____ Supplied data
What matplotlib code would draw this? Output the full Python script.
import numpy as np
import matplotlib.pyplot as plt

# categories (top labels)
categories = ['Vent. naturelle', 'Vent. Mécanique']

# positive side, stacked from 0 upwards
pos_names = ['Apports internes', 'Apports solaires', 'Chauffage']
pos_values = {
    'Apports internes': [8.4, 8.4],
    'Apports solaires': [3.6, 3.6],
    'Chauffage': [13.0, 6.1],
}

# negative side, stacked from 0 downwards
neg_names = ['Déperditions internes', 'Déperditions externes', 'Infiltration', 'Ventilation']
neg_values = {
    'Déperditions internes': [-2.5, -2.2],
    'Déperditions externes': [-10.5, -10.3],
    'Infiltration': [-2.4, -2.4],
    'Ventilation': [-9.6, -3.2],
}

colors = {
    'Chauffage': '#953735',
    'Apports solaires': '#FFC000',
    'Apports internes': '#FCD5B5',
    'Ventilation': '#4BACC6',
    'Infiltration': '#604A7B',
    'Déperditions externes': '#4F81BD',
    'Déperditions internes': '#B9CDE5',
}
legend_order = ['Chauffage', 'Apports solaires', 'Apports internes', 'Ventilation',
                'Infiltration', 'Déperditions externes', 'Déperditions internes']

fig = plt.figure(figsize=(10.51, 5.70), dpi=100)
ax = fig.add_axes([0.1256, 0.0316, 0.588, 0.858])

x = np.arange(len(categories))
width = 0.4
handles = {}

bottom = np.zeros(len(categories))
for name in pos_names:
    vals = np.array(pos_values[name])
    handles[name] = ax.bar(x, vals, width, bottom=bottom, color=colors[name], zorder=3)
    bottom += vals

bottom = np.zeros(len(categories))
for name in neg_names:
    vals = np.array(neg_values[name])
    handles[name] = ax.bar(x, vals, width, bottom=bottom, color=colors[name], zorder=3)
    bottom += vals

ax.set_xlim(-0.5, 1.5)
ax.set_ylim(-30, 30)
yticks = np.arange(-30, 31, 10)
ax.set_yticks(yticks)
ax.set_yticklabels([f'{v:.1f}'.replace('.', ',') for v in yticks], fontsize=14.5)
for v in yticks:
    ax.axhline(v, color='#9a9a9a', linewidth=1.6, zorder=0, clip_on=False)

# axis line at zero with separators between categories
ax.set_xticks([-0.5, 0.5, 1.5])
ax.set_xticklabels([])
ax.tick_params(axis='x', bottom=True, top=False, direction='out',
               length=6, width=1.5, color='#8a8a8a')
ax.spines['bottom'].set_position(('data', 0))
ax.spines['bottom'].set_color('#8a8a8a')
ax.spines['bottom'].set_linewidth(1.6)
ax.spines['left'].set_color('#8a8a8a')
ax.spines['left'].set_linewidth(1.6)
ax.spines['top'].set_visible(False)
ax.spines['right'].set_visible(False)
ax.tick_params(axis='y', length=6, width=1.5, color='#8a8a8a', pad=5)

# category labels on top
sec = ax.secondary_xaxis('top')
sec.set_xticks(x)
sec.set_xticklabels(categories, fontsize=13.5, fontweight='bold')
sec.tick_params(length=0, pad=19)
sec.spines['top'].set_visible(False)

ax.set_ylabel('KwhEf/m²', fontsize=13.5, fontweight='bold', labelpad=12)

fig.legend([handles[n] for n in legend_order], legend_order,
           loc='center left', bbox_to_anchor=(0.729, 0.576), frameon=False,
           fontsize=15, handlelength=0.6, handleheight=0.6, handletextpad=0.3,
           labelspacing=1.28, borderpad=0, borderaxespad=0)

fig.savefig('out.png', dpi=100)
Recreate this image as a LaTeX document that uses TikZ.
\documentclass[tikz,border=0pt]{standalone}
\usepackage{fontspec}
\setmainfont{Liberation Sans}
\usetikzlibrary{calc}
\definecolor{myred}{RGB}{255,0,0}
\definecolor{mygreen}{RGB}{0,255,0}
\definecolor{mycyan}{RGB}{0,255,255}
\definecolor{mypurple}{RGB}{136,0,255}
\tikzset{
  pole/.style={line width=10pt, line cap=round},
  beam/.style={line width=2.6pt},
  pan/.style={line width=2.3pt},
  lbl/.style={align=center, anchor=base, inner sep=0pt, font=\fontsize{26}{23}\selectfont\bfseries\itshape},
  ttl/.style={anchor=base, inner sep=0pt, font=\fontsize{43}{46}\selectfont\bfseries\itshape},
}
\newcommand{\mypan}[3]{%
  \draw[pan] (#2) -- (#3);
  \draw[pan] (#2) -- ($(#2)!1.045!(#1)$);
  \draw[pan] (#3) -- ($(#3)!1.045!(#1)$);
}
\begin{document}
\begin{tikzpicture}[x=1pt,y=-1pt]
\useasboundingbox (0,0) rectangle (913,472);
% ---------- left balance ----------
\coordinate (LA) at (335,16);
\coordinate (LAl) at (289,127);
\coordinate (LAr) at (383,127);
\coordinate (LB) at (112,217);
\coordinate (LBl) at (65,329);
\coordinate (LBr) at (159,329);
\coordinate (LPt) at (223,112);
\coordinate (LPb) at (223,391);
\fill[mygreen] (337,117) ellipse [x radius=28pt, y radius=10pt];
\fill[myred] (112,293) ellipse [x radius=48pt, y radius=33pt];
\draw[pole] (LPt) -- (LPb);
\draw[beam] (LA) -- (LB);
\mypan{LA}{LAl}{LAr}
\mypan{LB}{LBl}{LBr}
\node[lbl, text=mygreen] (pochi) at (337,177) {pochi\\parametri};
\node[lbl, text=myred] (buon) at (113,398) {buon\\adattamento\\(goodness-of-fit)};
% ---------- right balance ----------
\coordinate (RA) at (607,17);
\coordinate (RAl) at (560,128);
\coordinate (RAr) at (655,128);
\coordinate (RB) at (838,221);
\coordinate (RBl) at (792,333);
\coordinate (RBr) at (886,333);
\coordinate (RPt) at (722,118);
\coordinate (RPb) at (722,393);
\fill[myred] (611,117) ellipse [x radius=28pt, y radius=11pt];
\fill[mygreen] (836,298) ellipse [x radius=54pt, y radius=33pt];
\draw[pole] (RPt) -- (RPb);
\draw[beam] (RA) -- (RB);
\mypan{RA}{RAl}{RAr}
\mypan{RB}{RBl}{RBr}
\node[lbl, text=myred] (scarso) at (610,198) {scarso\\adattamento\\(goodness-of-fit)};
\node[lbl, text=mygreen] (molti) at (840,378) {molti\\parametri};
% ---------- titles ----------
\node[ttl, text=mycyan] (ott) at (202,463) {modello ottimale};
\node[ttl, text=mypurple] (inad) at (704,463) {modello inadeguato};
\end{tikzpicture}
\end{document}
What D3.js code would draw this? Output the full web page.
________
Aim: Please transcribe, exactly and with nothing added, the lines from the first line of the material above through the line that contains "externes', 'Déperditions internes']".

Worked answer:
What matplotlib code would draw this? Output the full Python script.
import numpy as np
import matplotlib.pyplot as plt

# categories (top labels)
categories = ['Vent. naturelle', 'Vent. Mécanique']

# positive side, stacked from 0 upwards
pos_names = ['Apports internes', 'Apports solaires', 'Chauffage']
pos_values = {
    'Apports internes': [8.4, 8.4],
    'Apports solaires': [3.6, 3.6],
    'Chauffage': [13.0, 6.1],
}

# negative side, stacked from 0 downwards
neg_names = ['Déperditions internes', 'Déperditions externes', 'Infiltration', 'Ventilation']
neg_values = {
    'Déperditions internes': [-2.5, -2.2],
    'Déperditions externes': [-10.5, -10.3],
    'Infiltration': [-2.4, -2.4],
    'Ventilation': [-9.6, -3.2],
}

colors = {
    'Chauffage': '#953735',
    'Apports solaires': '#FFC000',
    'Apports internes': '#FCD5B5',
    'Ventilation': '#4BACC6',
    'Infiltration': '#604A7B',
    'Déperditions externes': '#4F81BD',
    'Déperditions internes': '#B9CDE5',
}
legend_order = ['Chauffage', 'Apports solaires', 'Apports internes', 'Ventilation',
                'Infiltration', 'Déperditions externes', 'Déperditions internes']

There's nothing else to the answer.